9. De rechtbank is evenwel van oordeel dat in de omstandigheden van dit geval voldoende grond is gelegen het beroep van eiser op het vertrouwensbeginsel te honoreren, in die zin dat de door verweerder over het eerste en tweede kwartaal van 2012 en het vierde kwartaal van 2015 verleende teruggaaf van voorbelasting in stand moet blijven. De naheffingsaanslag is in zoverre naar een te hoog bedrag aan eiser opgelegd. Voor het honoreren van het vertrouwensbeginsel ten aanzien van zes aangiftetijdvakken ziet de rechtbank geen grond, nu eiser die tijdvakken niet nader heeft gespecificeerd, maar heeft volstaan met de stelling dat er zes maal een controle heeft plaatsgevonden.
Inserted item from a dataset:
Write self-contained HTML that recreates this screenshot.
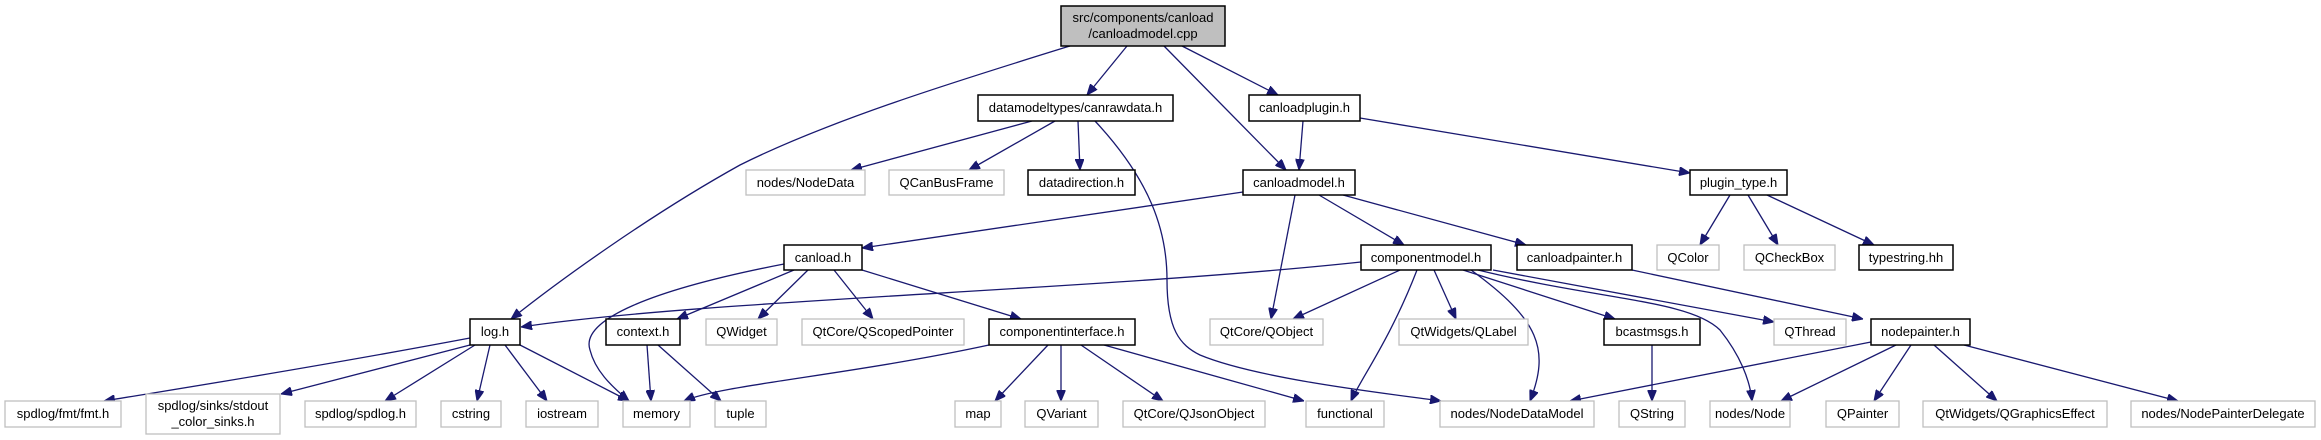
<!DOCTYPE html>
<html><head><meta charset="utf-8"><style>
html,body{margin:0;padding:0;background:#fff;}
svg{display:block;}
text{font-family:"Liberation Sans",Arial,sans-serif;font-size:13px;fill:#000;}
.e{fill:none;stroke:#191970;stroke-width:1.3;marker-end:url(#a);}
.g{fill:#fff;stroke:#bfbfbf;stroke-width:1.3;}
.b{fill:#fff;stroke:#000;stroke-width:1.5;}
</style></head><body>
<svg width="2321" height="440" viewBox="0 0 2321 440" xmlns="http://www.w3.org/2000/svg">
<defs><marker id="a" viewBox="0 0 11 9" refX="11" refY="4.5" markerWidth="11" markerHeight="9" markerUnits="userSpaceOnUse" orient="auto"><path d="M0,0 L11,4.5 L0,9 z" fill="#191970" stroke="#191970"/></marker></defs>

<path class="e" d="M1070,46 C960,80 830,120 740,165 C650,215 560,280 511,319"/>
<path class="e" d="M1127,46 L1087,95"/>
<path class="e" d="M1164,46 L1286,170"/>
<path class="e" d="M1182,46 L1278,95"/>
<path class="e" d="M1032,121 L851,170"/>
<path class="e" d="M1055,121 L969,170"/>
<path class="e" d="M1078,121 L1080,170"/>
<path class="e" d="M1095,121 C1150,180 1167,230 1167,280 C1167,330 1180,345 1200,355 C1260,380 1400,395 1441,401"/>
<path class="e" d="M1303,121 L1299,170"/>
<path class="e" d="M1360,118 L1690,173"/>
<path class="e" d="M1243,192 L862,248"/>
<path class="e" d="M1295,195 L1271,319"/>
<path class="e" d="M1319,195 L1404,245"/>
<path class="e" d="M1343,195 L1526,245"/>
<path class="e" d="M1730,195 L1700,245"/>
<path class="e" d="M1748,195 L1778,245"/>
<path class="e" d="M1767,195 L1874,245"/>
<path class="e" d="M1632,270 L1863,319"/>
<path class="e" d="M784,264 C650,290 580,320 590,350 C595,370 610,385 629,401"/>
<path class="e" d="M794,270 L677,319"/>
<path class="e" d="M808,270 L758,319"/>
<path class="e" d="M834,270 L873,319"/>
<path class="e" d="M862,270 L1021,319"/>
<path class="e" d="M1361,262 C1100,290 700,300 521,327"/>
<path class="e" d="M1400,270 L1293,319"/>
<path class="e" d="M1417,270 C1390,340 1360,380 1351,401"/>
<path class="e" d="M1434,270 L1456,319"/>
<path class="e" d="M1471,270 C1540,320 1550,350 1530,401"/>
<path class="e" d="M1463,270 L1615,319"/>
<path class="e" d="M1478,270 C1600,300 1690,300 1720,330 C1740,355 1750,380 1752,401"/>
<path class="e" d="M1493,270 L1774,322"/>
<path class="e" d="M989,345 C850,375 720,385 684,401"/>
<path class="e" d="M1048,345 L995,401"/>
<path class="e" d="M1061,345 L1061,401"/>
<path class="e" d="M1081,345 L1163,401"/>
<path class="e" d="M1104,345 L1304,401"/>
<path class="e" d="M470,338 C300,370 170,390 104,401"/>
<path class="e" d="M470,345 L281,394"/>
<path class="e" d="M475,345 L385,401"/>
<path class="e" d="M490,345 L477,401"/>
<path class="e" d="M505,345 L547,401"/>
<path class="e" d="M520,345 L629,401"/>
<path class="e" d="M647,345 L651,401"/>
<path class="e" d="M658,345 L721,401"/>
<path class="e" d="M1652,345 L1652,401"/>
<path class="e" d="M1871,342 L1570,401"/>
<path class="e" d="M1896,345 L1781,401"/>
<path class="e" d="M1911,345 L1874,401"/>
<path class="e" d="M1934,345 L1997,401"/>
<path class="e" d="M1964,345 L2178,401"/>

<rect x="1061" y="6" width="164" height="40" fill="#bfbfbf" stroke="#000" stroke-width="1.5"/>
<text x="1143" y="22" text-anchor="middle">src/components/canload</text>
<text x="1143" y="38" text-anchor="middle">/canloadmodel.cpp</text>

<g>
<rect class="b" x="978" y="95" width="195" height="26"/><text x="1075.5" y="112" text-anchor="middle">datamodeltypes/canrawdata.h</text>
<rect class="b" x="1249" y="95" width="111" height="26"/><text x="1304.5" y="112" text-anchor="middle">canloadplugin.h</text>
<rect class="b" x="1028" y="170" width="107" height="25"/><text x="1081.5" y="187" text-anchor="middle">datadirection.h</text>
<rect class="b" x="1243" y="170" width="112" height="25"/><text x="1299" y="187" text-anchor="middle">canloadmodel.h</text>
<rect class="b" x="1690" y="170" width="97" height="25"/><text x="1738.5" y="187" text-anchor="middle">plugin_type.h</text>
<rect class="b" x="784" y="245" width="78" height="25"/><text x="823" y="262" text-anchor="middle">canload.h</text>
<rect class="b" x="1361" y="245" width="130" height="25"/><text x="1426" y="262" text-anchor="middle">componentmodel.h</text>
<rect class="b" x="1517" y="245" width="115" height="25"/><text x="1574.5" y="262" text-anchor="middle">canloadpainter.h</text>
<rect class="b" x="1859" y="245" width="94" height="25"/><text x="1906" y="262" text-anchor="middle">typestring.hh</text>
<rect class="b" x="470" y="319" width="50" height="26"/><text x="495" y="336" text-anchor="middle">log.h</text>
<rect class="b" x="606" y="319" width="74" height="26"/><text x="643" y="336" text-anchor="middle">context.h</text>
<rect class="b" x="989" y="319" width="146" height="26"/><text x="1062" y="336" text-anchor="middle">componentinterface.h</text>
<rect class="b" x="1604" y="319" width="96" height="26"/><text x="1652" y="336" text-anchor="middle">bcastmsgs.h</text>
<rect class="b" x="1871" y="319" width="99" height="26"/><text x="1920.5" y="336" text-anchor="middle">nodepainter.h</text>
</g>

<g>
<rect class="g" x="746" y="170" width="119" height="25"/><text x="805.5" y="187" text-anchor="middle">nodes/NodeData</text>
<rect class="g" x="889" y="170" width="115" height="25"/><text x="946.5" y="187" text-anchor="middle">QCanBusFrame</text>
<rect class="g" x="1657" y="245" width="62" height="25"/><text x="1688" y="262" text-anchor="middle">QColor</text>
<rect class="g" x="1744" y="245" width="91" height="25"/><text x="1789.5" y="262" text-anchor="middle">QCheckBox</text>
<rect class="g" x="706" y="319" width="71" height="26"/><text x="741.5" y="336" text-anchor="middle">QWidget</text>
<rect class="g" x="802" y="319" width="162" height="26"/><text x="883" y="336" text-anchor="middle">QtCore/QScopedPointer</text>
<rect class="g" x="1210" y="319" width="113" height="26"/><text x="1266.5" y="336" text-anchor="middle">QtCore/QObject</text>
<rect class="g" x="1399" y="319" width="129" height="26"/><text x="1463.5" y="336" text-anchor="middle">QtWidgets/QLabel</text>
<rect class="g" x="1774" y="319" width="72" height="26"/><text x="1810" y="336" text-anchor="middle">QThread</text>

<rect class="g" x="5" y="401" width="116" height="26"/><text x="63" y="418" text-anchor="middle">spdlog/fmt/fmt.h</text>
<rect class="g" x="146" y="394" width="134" height="40"/><text x="213" y="410" text-anchor="middle">spdlog/sinks/stdout</text><text x="213" y="426" text-anchor="middle">_color_sinks.h</text>
<rect class="g" x="305" y="401" width="111" height="26"/><text x="360.5" y="418" text-anchor="middle">spdlog/spdlog.h</text>
<rect class="g" x="441" y="401" width="60" height="26"/><text x="471" y="418" text-anchor="middle">cstring</text>
<rect class="g" x="526" y="401" width="72" height="26"/><text x="562" y="418" text-anchor="middle">iostream</text>
<rect class="g" x="623" y="401" width="67" height="26"/><text x="656.5" y="418" text-anchor="middle">memory</text>
<rect class="g" x="715" y="401" width="51" height="26"/><text x="740.5" y="418" text-anchor="middle">tuple</text>
<rect class="g" x="955" y="401" width="46" height="26"/><text x="978" y="418" text-anchor="middle">map</text>
<rect class="g" x="1025" y="401" width="73" height="26"/><text x="1061.5" y="418" text-anchor="middle">QVariant</text>
<rect class="g" x="1123" y="401" width="142" height="26"/><text x="1194" y="418" text-anchor="middle">QtCore/QJsonObject</text>
<rect class="g" x="1306" y="401" width="78" height="26"/><text x="1345" y="418" text-anchor="middle">functional</text>
<rect class="g" x="1440" y="401" width="154" height="26"/><text x="1517" y="418" text-anchor="middle">nodes/NodeDataModel</text>
<rect class="g" x="1619" y="401" width="66" height="26"/><text x="1652" y="418" text-anchor="middle">QString</text>
<rect class="g" x="1710" y="401" width="80" height="26"/><text x="1750" y="418" text-anchor="middle">nodes/Node</text>
<rect class="g" x="1826" y="401" width="73" height="26"/><text x="1862.5" y="418" text-anchor="middle">QPainter</text>
<rect class="g" x="1923" y="401" width="184" height="26"/><text x="2015" y="418" text-anchor="middle">QtWidgets/QGraphicsEffect</text>
<rect class="g" x="2131" y="401" width="184" height="26"/><text x="2223" y="418" text-anchor="middle">nodes/NodePainterDelegate</text>
</g>
</svg>
</body></html>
Aannemelijk is dat naar door verweerder onweersproken is gesteld een aantal van de door eiser genoemde tijdvakken ziet op het niet in onderhavige naheffingsaanslag betrokken jaar 2016.

Boete

10. Op grond van artikel 67c van de Algemene wet inzake rijksbelastingen (Awr) in samenhang artikel 20, eerste lid, tweede volzin, van de Awr en met het bepaalde in paragraaf 24 van het Besluit Bestuurlijke Boeten Belastingdienst is aan eiser een verzuimboete van 10% van de verschuldigde belasting opgelegd omdat ten onrechte of tot een te hoog bedrag teruggaaf van belasting is verleend.
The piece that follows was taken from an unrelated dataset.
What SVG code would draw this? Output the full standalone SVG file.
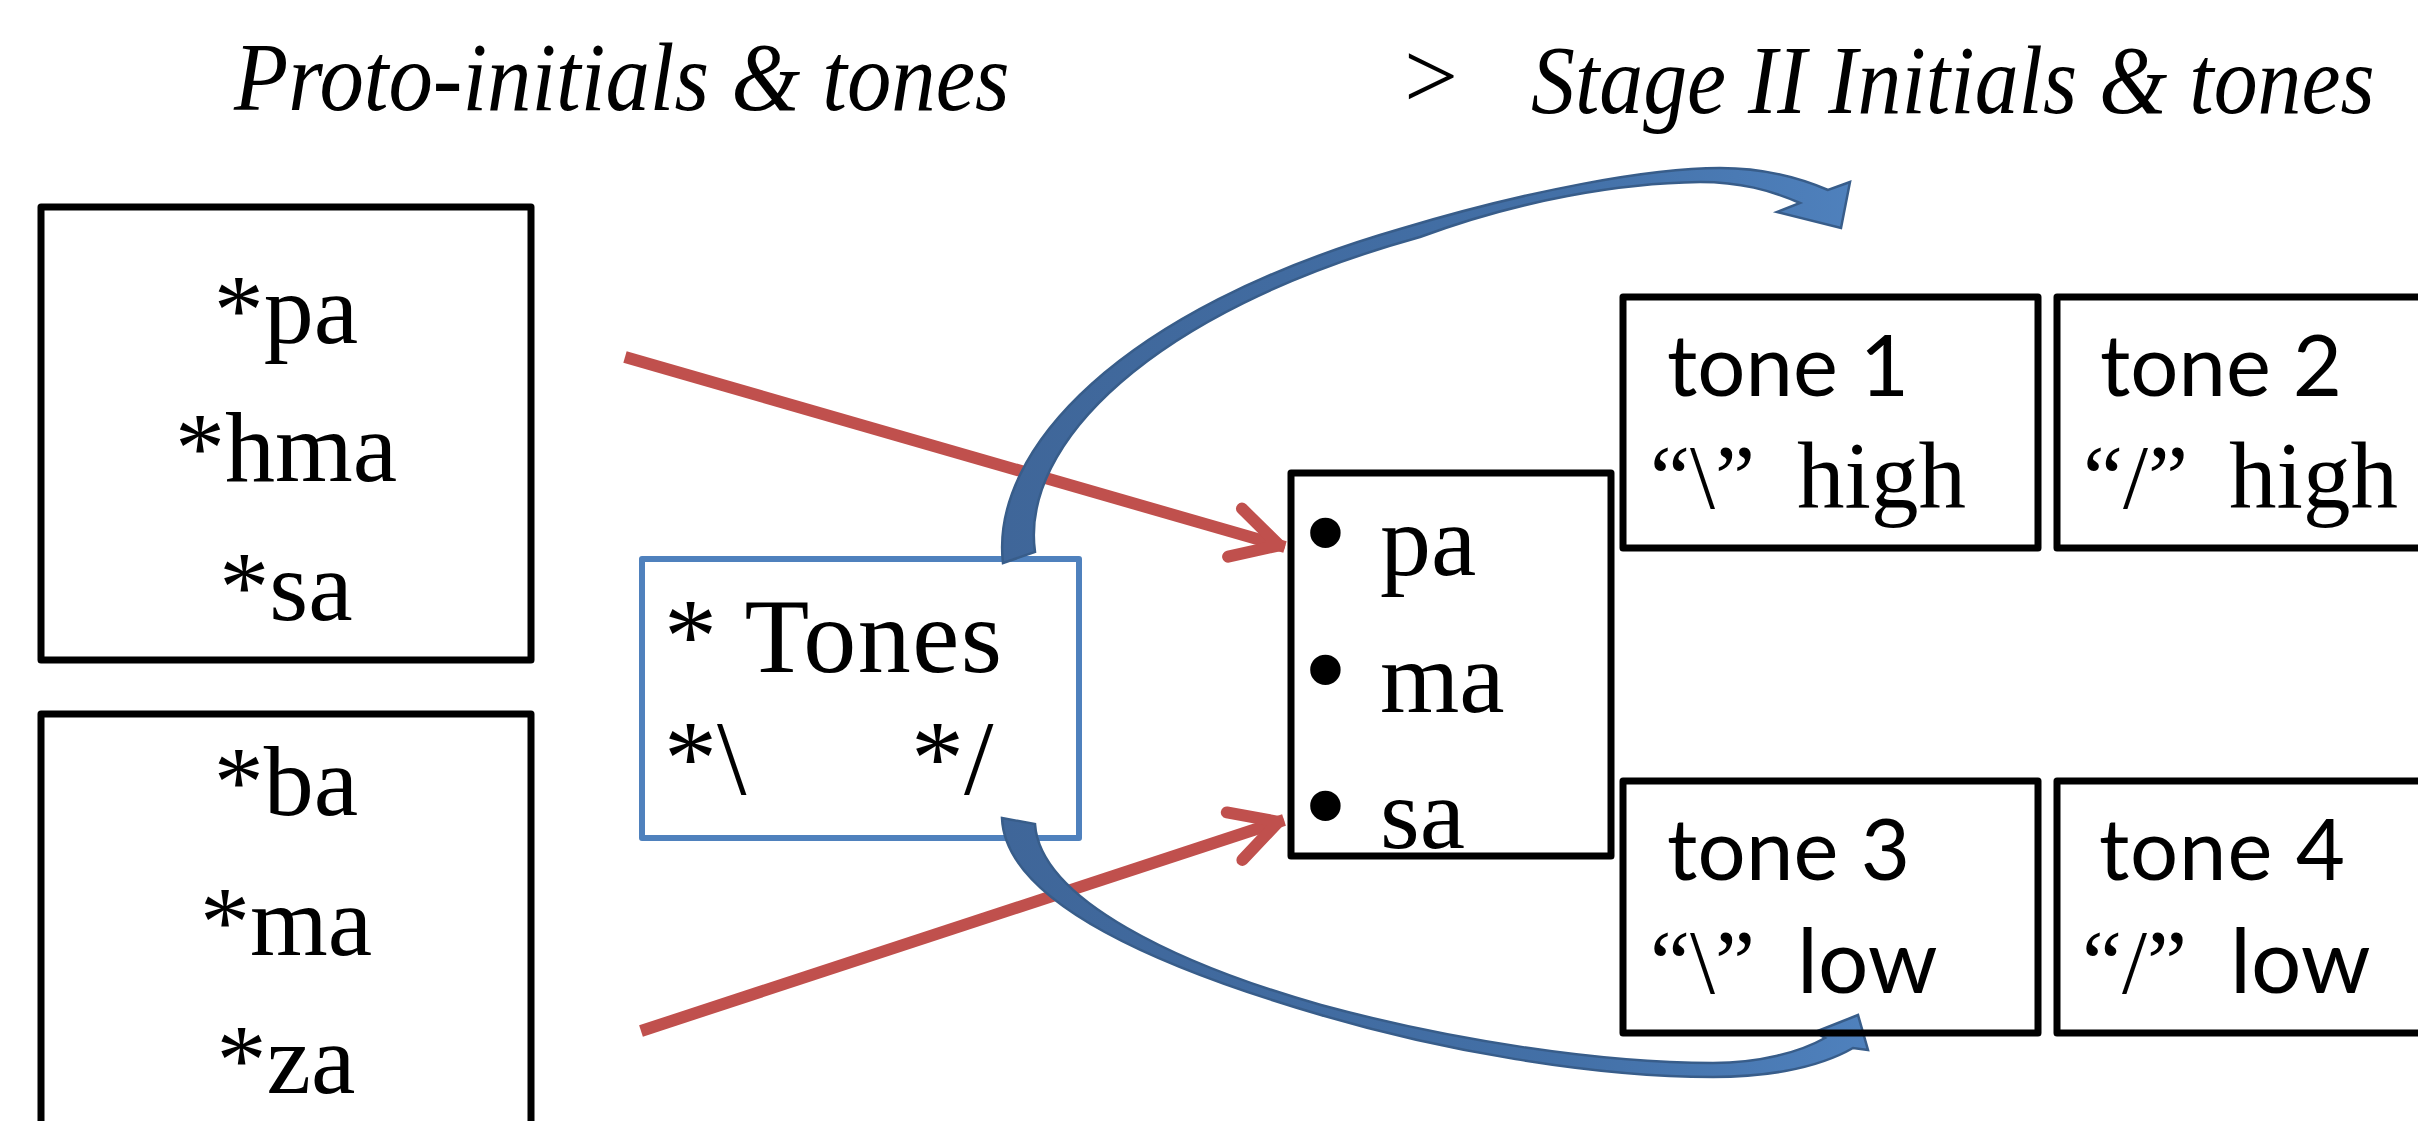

11. Het opleggen van een verzuimboete blijft achterwege indien sprake is van hetzij afwezigheid van alle schuld (avas) hetzij van een pleitbaar standpunt. De rechtbank is van oordeel dat in het onderhavige geval sprake is van avas. Daarbij is onder meer in aanmerking genomen dat eiser tegen zijn aanvankelijke bedoelingen in een onderneming is gestart. Voorts acht de rechtbank in dit verband van belang dat naar eiser onweersproken heeft gesteld van de zijde van de belastingdienst uitsluitend aan eiser is medegedeeld dat hij alleen - en ook niet meer dan dat - zijn bonnen moest nummeren en bewaren.

12. De rechtbank merkt ter voorlichting aan eiser met betrekking tot diens huidige financiële situatie nog op dat ter zitting namens de belastingdienst is meegedeeld dat daarmee bij de invordering van de door eiser verschuldigde belasting rekening zal worden gehouden.

13. Gelet op wat hiervoor onder 9 en 11 is overwogen dient het beroep gegrond te worden verklaard.

Proceskosten

14. Voor een proceskostenveroordeling bestaat geen aanleiding. Er zijn geen voor vergoeding in aanmerking komende proceskosten.

Beslissing

De rechtbank:

- verklaart het beroep gegrond;

- vernietigt de uitspraak op bezwaar;

- bepaalt dat verweerder met inachtneming van deze uitspraak de naheffingsaanslag nader vaststelt en de rentebeschikking dienovereenkomstig vermindert;

- vermindert de boete tot nihil en bepaalt dat deze uitspraak in de plaats treedt van het vernietigde bestreden besluit;

- draagt verweerder op het betaalde griffierecht van € 168 aan eiser te vergoeden.

Deze uitspraak is gedaan door mr. E. Kouwenhoven, rechter, in aanwezigheid van

mr. M.A.H. Strik, griffier. De beslissing is in het openbaar uitgesproken op 9 april 2018.